Gather every line below where "this" appears.

Source code of charts:
****************************************

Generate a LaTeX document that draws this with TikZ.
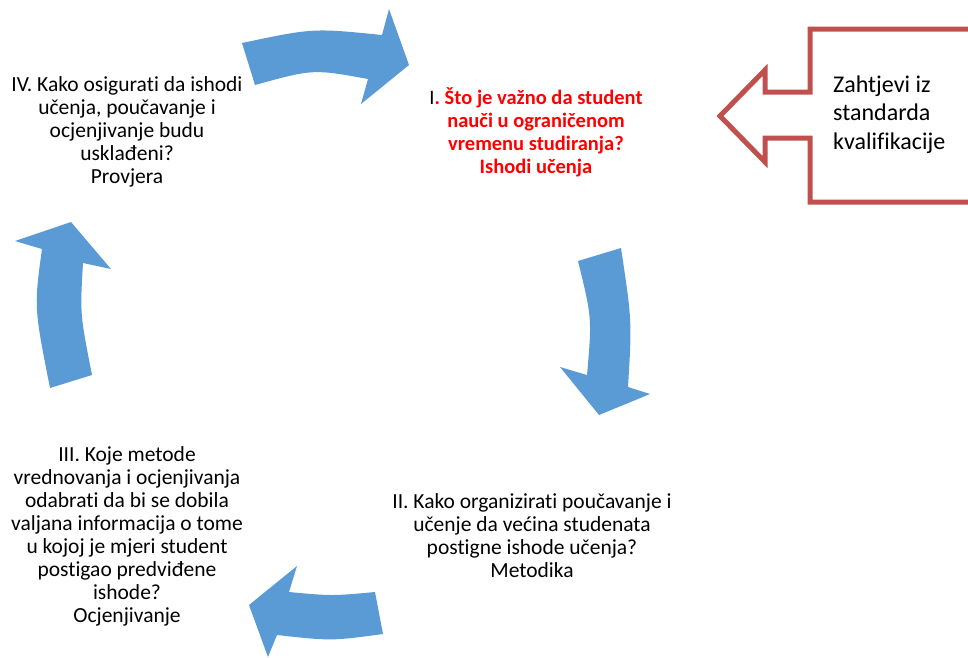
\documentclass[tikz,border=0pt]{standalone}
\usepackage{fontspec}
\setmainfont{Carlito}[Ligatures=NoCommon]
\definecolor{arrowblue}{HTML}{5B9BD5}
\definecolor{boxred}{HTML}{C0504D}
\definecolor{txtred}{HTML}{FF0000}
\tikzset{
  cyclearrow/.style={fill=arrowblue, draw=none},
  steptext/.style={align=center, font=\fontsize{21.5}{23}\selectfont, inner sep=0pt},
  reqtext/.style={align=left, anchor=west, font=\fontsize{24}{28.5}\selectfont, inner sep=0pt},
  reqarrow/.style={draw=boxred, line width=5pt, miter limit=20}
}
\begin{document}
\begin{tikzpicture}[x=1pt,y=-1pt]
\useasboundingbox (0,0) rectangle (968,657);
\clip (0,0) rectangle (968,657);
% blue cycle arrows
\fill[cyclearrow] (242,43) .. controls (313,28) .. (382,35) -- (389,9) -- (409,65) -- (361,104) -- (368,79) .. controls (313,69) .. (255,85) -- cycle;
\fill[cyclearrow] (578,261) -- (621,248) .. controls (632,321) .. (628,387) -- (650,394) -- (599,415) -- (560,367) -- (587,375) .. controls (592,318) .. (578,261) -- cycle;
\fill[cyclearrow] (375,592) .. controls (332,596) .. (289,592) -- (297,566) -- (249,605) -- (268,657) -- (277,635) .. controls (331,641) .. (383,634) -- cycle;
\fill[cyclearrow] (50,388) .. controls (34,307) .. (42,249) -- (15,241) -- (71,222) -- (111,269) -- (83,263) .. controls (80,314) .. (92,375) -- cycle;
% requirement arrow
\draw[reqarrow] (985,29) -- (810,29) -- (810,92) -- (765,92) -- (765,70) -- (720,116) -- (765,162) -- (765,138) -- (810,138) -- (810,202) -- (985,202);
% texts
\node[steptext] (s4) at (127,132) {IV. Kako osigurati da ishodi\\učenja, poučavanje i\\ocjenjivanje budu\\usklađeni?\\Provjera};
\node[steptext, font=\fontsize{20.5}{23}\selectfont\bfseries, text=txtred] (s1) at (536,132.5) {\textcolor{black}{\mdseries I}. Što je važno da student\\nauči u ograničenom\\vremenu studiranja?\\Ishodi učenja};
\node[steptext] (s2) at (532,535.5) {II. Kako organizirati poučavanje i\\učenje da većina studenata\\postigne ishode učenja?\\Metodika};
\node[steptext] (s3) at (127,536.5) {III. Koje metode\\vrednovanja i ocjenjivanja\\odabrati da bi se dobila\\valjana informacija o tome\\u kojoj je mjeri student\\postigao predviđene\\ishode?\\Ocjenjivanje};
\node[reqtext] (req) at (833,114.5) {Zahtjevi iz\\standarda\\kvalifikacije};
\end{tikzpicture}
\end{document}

****************************************

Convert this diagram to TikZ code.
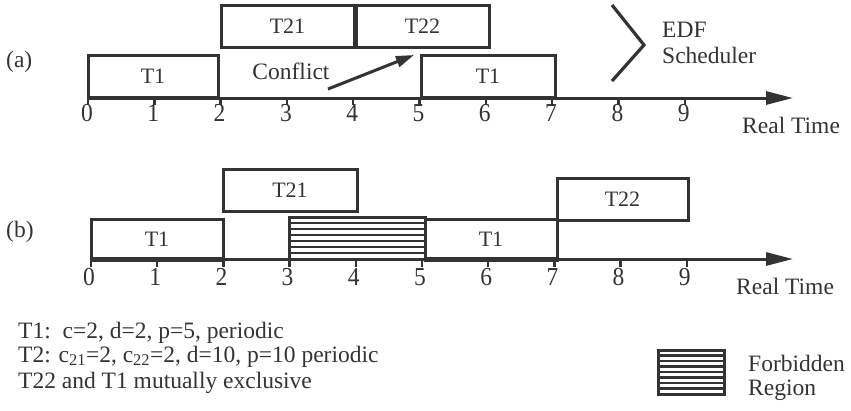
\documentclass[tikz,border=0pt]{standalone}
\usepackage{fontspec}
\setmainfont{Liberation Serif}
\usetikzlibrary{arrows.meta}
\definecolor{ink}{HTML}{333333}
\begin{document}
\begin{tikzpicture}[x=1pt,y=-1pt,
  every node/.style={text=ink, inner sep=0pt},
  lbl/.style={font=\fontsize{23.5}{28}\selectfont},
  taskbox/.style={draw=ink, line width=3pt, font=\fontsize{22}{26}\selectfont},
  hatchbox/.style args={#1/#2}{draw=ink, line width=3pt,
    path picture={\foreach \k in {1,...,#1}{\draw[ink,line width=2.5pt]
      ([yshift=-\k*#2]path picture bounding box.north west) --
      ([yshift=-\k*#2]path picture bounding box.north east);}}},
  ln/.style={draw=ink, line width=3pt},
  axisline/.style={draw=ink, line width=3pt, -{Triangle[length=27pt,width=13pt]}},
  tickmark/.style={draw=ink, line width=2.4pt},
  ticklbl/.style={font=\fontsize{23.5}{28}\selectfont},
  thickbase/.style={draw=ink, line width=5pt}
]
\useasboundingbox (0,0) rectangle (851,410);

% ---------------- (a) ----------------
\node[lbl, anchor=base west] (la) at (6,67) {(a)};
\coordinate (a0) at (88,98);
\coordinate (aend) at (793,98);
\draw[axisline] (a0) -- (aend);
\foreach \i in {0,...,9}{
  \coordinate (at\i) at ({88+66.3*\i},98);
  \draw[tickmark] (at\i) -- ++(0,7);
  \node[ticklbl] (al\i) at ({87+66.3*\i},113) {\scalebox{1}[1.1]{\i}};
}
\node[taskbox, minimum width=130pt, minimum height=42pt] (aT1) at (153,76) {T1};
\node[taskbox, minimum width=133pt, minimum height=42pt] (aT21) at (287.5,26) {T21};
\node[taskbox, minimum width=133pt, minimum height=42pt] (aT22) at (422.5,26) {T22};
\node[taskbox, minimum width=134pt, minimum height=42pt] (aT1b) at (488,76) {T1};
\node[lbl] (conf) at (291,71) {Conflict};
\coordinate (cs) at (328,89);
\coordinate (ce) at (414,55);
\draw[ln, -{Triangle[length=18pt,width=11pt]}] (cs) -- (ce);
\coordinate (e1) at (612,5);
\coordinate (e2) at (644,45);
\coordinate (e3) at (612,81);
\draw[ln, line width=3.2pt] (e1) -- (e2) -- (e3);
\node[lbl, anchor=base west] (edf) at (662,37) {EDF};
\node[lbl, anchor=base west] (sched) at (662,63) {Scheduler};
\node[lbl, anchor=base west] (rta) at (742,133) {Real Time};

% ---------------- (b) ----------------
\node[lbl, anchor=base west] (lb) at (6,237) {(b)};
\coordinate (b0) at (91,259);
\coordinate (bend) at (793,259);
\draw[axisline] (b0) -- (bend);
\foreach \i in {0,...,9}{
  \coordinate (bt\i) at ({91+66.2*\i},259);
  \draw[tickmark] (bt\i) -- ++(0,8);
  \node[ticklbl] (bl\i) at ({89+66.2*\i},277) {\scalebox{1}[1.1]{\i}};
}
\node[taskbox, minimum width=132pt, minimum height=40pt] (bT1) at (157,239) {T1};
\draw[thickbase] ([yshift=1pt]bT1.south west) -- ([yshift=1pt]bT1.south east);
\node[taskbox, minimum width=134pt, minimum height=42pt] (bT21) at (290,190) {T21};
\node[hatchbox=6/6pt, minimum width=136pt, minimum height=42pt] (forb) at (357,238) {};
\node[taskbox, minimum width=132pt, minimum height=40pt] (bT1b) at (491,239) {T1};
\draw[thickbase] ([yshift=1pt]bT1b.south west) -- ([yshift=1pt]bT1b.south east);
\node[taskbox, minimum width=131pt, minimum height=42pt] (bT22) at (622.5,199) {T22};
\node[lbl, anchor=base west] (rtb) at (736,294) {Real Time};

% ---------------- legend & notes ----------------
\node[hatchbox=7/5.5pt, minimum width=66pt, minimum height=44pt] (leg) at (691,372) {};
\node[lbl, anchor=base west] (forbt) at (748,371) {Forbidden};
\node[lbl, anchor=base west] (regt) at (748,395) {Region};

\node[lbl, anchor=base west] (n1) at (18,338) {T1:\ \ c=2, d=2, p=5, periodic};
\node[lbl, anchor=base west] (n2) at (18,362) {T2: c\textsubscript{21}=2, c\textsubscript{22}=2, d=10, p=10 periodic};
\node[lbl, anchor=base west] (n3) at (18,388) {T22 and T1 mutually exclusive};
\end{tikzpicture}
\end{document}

****************************************

*SOLUTION BELOW*.
Generate a LaTeX document that draws this with TikZ.
Convert this diagram to TikZ code.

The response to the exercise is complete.